+++ DATA BLOCK +++
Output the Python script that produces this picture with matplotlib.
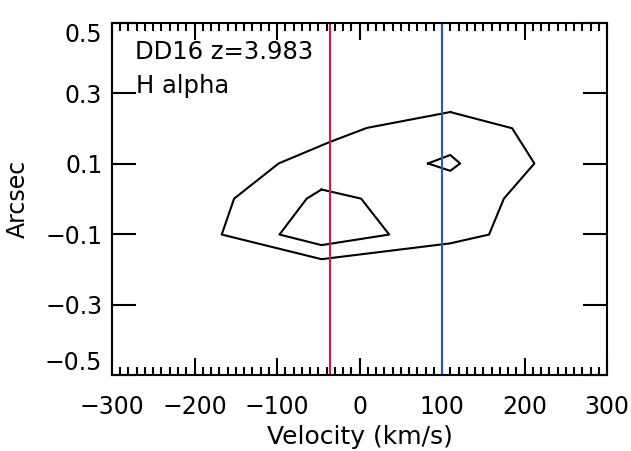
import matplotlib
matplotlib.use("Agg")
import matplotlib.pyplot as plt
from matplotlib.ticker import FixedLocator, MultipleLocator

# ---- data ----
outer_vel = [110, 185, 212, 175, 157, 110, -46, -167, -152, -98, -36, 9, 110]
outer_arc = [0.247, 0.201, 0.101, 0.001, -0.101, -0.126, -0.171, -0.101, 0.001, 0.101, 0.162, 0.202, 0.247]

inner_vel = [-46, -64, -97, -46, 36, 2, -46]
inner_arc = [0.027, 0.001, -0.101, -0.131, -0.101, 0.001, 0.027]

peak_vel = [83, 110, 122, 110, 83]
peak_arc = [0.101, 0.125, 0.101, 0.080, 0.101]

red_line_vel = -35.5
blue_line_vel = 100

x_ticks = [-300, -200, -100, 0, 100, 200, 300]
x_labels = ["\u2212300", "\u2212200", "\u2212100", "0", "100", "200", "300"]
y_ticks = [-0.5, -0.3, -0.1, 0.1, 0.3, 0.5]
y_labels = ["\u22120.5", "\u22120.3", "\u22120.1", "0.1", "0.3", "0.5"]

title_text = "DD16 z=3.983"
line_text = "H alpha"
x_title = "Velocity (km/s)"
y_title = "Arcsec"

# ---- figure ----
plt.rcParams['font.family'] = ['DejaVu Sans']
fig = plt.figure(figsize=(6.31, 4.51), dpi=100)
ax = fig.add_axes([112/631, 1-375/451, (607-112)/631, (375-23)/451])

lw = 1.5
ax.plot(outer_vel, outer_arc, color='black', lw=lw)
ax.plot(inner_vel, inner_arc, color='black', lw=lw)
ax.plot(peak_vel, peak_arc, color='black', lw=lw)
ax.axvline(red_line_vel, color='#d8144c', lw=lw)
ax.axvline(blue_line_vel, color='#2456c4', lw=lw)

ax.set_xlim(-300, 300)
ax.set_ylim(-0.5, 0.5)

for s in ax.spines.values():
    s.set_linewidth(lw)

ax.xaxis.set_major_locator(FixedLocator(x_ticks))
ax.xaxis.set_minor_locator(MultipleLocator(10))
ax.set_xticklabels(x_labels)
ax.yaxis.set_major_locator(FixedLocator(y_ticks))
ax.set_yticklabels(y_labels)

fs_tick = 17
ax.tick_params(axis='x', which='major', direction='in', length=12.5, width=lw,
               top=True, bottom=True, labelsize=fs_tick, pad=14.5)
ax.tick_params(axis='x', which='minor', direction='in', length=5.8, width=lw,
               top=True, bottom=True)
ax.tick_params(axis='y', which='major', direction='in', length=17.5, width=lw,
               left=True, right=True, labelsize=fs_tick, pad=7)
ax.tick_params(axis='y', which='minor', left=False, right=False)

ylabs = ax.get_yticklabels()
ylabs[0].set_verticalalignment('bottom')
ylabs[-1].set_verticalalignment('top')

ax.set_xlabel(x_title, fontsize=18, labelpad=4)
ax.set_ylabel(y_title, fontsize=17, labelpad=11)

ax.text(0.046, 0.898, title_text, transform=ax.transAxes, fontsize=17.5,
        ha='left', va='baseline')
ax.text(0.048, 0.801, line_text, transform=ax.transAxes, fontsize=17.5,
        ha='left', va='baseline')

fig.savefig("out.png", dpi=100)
+++
From the material above, copy everything exactly but the pictures.

Output the Python script that produces this picture with matplotlib.
import matplotlib
matplotlib.use("Agg")
import matplotlib.pyplot as plt
from matplotlib.ticker import FixedLocator, MultipleLocator

# ---- data ----
outer_vel = [110, 185, 212, 175, 157, 110, -46, -167, -152, -98, -36, 9, 110]
outer_arc = [0.247, 0.201, 0.101, 0.001, -0.101, -0.126, -0.171, -0.101, 0.001, 0.101, 0.162, 0.202, 0.247]

inner_vel = [-46, -64, -97, -46, 36, 2, -46]
inner_arc = [0.027, 0.001, -0.101, -0.131, -0.101, 0.001, 0.027]

peak_vel = [83, 110, 122, 110, 83]
peak_arc = [0.101, 0.125, 0.101, 0.080, 0.101]

red_line_vel = -35.5
blue_line_vel = 100

x_ticks = [-300, -200, -100, 0, 100, 200, 300]
x_labels = ["\u2212300", "\u2212200", "\u2212100", "0", "100", "200", "300"]
y_ticks = [-0.5, -0.3, -0.1, 0.1, 0.3, 0.5]
y_labels = ["\u22120.5", "\u22120.3", "\u22120.1", "0.1", "0.3", "0.5"]

title_text = "DD16 z=3.983"
line_text = "H alpha"
x_title = "Velocity (km/s)"
y_title = "Arcsec"

# ---- figure ----
plt.rcParams['font.family'] = ['DejaVu Sans']
fig = plt.figure(figsize=(6.31, 4.51), dpi=100)
ax = fig.add_axes([112/631, 1-375/451, (607-112)/631, (375-23)/451])

lw = 1.5
ax.plot(outer_vel, outer_arc, color='black', lw=lw)
ax.plot(inner_vel, inner_arc, color='black', lw=lw)
ax.plot(peak_vel, peak_arc, color='black', lw=lw)
ax.axvline(red_line_vel, color='#d8144c', lw=lw)
ax.axvline(blue_line_vel, color='#2456c4', lw=lw)

ax.set_xlim(-300, 300)
ax.set_ylim(-0.5, 0.5)

for s in ax.spines.values():
    s.set_linewidth(lw)

ax.xaxis.set_major_locator(FixedLocator(x_ticks))
ax.xaxis.set_minor_locator(MultipleLocator(10))
ax.set_xticklabels(x_labels)
ax.yaxis.set_major_locator(FixedLocator(y_ticks))
ax.set_yticklabels(y_labels)

fs_tick = 17
ax.tick_params(axis='x', which='major', direction='in', length=12.5, width=lw,
               top=True, bottom=True, labelsize=fs_tick, pad=14.5)
ax.tick_params(axis='x', which='minor', direction='in', length=5.8, width=lw,
               top=True, bottom=True)
ax.tick_params(axis='y', which='major', direction='in', length=17.5, width=lw,
               left=True, right=True, labelsize=fs_tick, pad=7)
ax.tick_params(axis='y', which='minor', left=False, right=False)

ylabs = ax.get_yticklabels()
ylabs[0].set_verticalalignment('bottom')
ylabs[-1].set_verticalalignment('top')

ax.set_xlabel(x_title, fontsize=18, labelpad=4)
ax.set_ylabel(y_title, fontsize=17, labelpad=11)

ax.text(0.046, 0.898, title_text, transform=ax.transAxes, fontsize=17.5,
        ha='left', va='baseline')
ax.text(0.048, 0.801, line_text, transform=ax.transAxes, fontsize=17.5,
        ha='left', va='baseline')

fig.savefig("out.png", dpi=100)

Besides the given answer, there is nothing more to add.